- **WRITTEN PROBLEM**
Retype the entries, please, from their first line to the line containing "62.9, 65.4, 65.4]", exactly and only those lines, minus the pictures.

— start —

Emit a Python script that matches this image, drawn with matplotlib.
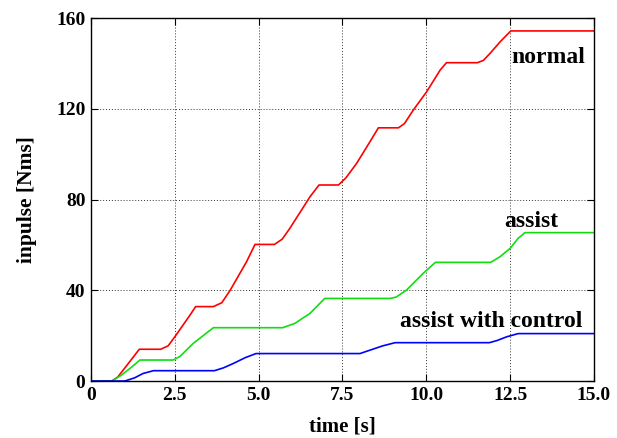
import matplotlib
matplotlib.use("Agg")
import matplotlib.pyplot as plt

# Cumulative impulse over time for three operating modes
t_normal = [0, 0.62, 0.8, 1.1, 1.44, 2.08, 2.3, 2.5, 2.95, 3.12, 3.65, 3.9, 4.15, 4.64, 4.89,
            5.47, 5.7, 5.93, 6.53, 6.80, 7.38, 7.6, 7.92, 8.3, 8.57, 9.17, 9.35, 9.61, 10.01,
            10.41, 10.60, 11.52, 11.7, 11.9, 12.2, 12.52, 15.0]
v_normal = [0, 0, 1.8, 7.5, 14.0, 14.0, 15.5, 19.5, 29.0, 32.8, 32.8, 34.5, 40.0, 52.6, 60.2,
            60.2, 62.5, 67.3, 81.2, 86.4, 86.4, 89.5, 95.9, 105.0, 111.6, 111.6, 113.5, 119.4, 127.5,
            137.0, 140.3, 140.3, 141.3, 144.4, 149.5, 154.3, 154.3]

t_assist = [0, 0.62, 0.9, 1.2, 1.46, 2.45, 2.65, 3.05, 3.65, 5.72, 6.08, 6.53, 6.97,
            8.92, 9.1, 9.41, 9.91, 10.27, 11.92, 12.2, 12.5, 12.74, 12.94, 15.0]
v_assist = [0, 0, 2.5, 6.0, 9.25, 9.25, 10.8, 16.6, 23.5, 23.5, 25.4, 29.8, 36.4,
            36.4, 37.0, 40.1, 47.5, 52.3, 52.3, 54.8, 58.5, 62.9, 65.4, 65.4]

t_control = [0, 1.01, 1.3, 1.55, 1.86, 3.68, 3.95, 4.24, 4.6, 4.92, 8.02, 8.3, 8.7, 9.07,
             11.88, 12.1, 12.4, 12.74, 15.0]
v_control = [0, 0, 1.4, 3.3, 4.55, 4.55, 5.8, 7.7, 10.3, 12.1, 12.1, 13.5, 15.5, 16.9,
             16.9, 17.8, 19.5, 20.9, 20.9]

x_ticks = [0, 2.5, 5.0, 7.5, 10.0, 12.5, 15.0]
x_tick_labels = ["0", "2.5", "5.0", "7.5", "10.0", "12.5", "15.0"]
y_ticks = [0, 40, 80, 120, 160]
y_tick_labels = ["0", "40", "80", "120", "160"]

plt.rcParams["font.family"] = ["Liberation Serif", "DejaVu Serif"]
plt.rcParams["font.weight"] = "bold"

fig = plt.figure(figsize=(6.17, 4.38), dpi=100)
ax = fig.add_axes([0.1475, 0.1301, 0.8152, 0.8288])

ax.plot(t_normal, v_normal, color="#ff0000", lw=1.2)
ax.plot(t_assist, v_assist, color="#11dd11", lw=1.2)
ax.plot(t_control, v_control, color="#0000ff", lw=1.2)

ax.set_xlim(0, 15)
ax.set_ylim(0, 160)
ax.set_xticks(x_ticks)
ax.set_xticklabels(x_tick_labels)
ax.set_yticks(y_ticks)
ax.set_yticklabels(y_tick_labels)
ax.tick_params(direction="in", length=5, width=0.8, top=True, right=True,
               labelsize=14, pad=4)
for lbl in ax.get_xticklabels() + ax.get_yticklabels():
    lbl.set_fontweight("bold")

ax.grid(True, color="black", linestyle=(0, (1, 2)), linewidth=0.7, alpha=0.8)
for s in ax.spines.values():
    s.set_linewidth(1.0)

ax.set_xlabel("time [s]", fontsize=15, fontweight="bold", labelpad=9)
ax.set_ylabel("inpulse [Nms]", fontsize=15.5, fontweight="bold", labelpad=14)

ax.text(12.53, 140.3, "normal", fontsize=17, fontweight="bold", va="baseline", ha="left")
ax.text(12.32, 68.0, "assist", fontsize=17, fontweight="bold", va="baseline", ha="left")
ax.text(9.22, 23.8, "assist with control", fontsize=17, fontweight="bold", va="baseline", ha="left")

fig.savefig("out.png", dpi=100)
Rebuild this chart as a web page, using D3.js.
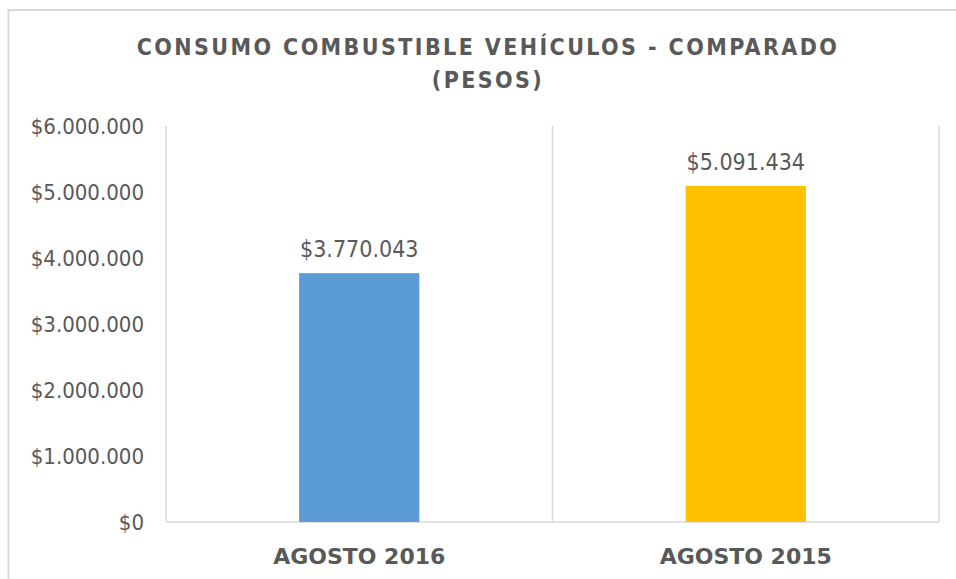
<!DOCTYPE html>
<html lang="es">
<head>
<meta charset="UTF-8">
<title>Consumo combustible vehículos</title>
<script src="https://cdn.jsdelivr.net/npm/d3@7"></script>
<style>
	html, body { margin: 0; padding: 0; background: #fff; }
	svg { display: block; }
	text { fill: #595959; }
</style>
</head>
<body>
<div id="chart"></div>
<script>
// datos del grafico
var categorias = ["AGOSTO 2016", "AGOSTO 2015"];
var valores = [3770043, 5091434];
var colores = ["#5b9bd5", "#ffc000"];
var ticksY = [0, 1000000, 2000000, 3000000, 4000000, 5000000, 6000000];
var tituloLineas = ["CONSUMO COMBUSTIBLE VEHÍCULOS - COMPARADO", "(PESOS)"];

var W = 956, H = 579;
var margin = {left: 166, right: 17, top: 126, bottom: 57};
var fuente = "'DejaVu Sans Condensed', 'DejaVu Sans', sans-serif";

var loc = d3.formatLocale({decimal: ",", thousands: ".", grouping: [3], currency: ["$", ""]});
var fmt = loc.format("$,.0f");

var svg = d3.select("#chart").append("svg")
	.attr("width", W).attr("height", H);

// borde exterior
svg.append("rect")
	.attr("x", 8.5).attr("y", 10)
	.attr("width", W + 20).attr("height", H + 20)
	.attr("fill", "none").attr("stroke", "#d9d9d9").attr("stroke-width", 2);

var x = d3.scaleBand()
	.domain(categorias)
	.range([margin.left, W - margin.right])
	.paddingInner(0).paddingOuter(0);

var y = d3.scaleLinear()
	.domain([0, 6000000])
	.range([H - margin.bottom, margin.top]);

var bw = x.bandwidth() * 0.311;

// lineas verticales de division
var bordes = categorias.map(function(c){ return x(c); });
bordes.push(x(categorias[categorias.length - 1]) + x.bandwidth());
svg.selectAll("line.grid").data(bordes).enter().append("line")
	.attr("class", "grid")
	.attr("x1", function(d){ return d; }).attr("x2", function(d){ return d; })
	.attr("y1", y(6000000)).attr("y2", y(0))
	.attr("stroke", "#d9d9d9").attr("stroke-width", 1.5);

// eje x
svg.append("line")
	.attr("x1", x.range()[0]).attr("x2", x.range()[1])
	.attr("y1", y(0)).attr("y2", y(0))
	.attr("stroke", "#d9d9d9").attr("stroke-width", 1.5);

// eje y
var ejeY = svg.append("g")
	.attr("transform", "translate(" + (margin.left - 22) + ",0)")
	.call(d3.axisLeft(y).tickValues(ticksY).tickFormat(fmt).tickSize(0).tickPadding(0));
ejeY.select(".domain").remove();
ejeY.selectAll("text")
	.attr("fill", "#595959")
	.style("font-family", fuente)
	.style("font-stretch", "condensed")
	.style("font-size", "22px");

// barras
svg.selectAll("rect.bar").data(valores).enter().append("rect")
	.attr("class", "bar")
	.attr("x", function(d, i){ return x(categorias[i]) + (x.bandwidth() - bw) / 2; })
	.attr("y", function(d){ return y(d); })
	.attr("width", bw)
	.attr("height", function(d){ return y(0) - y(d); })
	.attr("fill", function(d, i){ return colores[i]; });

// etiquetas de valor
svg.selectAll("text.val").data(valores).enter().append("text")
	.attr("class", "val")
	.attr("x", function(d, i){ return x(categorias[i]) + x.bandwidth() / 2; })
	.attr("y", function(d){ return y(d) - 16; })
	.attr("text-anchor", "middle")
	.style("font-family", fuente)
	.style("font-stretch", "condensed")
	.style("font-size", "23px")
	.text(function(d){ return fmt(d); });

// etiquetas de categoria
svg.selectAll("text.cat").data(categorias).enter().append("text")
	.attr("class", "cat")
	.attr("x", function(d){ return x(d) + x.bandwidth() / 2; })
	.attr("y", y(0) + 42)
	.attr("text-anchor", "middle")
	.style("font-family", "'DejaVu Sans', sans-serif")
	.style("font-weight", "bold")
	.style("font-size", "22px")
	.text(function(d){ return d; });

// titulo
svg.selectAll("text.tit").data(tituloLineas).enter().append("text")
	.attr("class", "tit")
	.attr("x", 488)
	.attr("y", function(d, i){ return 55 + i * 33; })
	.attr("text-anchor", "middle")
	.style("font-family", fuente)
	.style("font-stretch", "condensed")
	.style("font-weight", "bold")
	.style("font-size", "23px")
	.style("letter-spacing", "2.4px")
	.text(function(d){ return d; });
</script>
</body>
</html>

— end —

- **PROBLEM SOLUTION**
Emit a Python script that matches this image, drawn with matplotlib.
import matplotlib
matplotlib.use("Agg")
import matplotlib.pyplot as plt

# Cumulative impulse over time for three operating modes
t_normal = [0, 0.62, 0.8, 1.1, 1.44, 2.08, 2.3, 2.5, 2.95, 3.12, 3.65, 3.9, 4.15, 4.64, 4.89,
            5.47, 5.7, 5.93, 6.53, 6.80, 7.38, 7.6, 7.92, 8.3, 8.57, 9.17, 9.35, 9.61, 10.01,
            10.41, 10.60, 11.52, 11.7, 11.9, 12.2, 12.52, 15.0]
v_normal = [0, 0, 1.8, 7.5, 14.0, 14.0, 15.5, 19.5, 29.0, 32.8, 32.8, 34.5, 40.0, 52.6, 60.2,
            60.2, 62.5, 67.3, 81.2, 86.4, 86.4, 89.5, 95.9, 105.0, 111.6, 111.6, 113.5, 119.4, 127.5,
            137.0, 140.3, 140.3, 141.3, 144.4, 149.5, 154.3, 154.3]

t_assist = [0, 0.62, 0.9, 1.2, 1.46, 2.45, 2.65, 3.05, 3.65, 5.72, 6.08, 6.53, 6.97,
            8.92, 9.1, 9.41, 9.91, 10.27, 11.92, 12.2, 12.5, 12.74, 12.94, 15.0]
v_assist = [0, 0, 2.5, 6.0, 9.25, 9.25, 10.8, 16.6, 23.5, 23.5, 25.4, 29.8, 36.4,
            36.4, 37.0, 40.1, 47.5, 52.3, 52.3, 54.8, 58.5, 62.9, 65.4, 65.4]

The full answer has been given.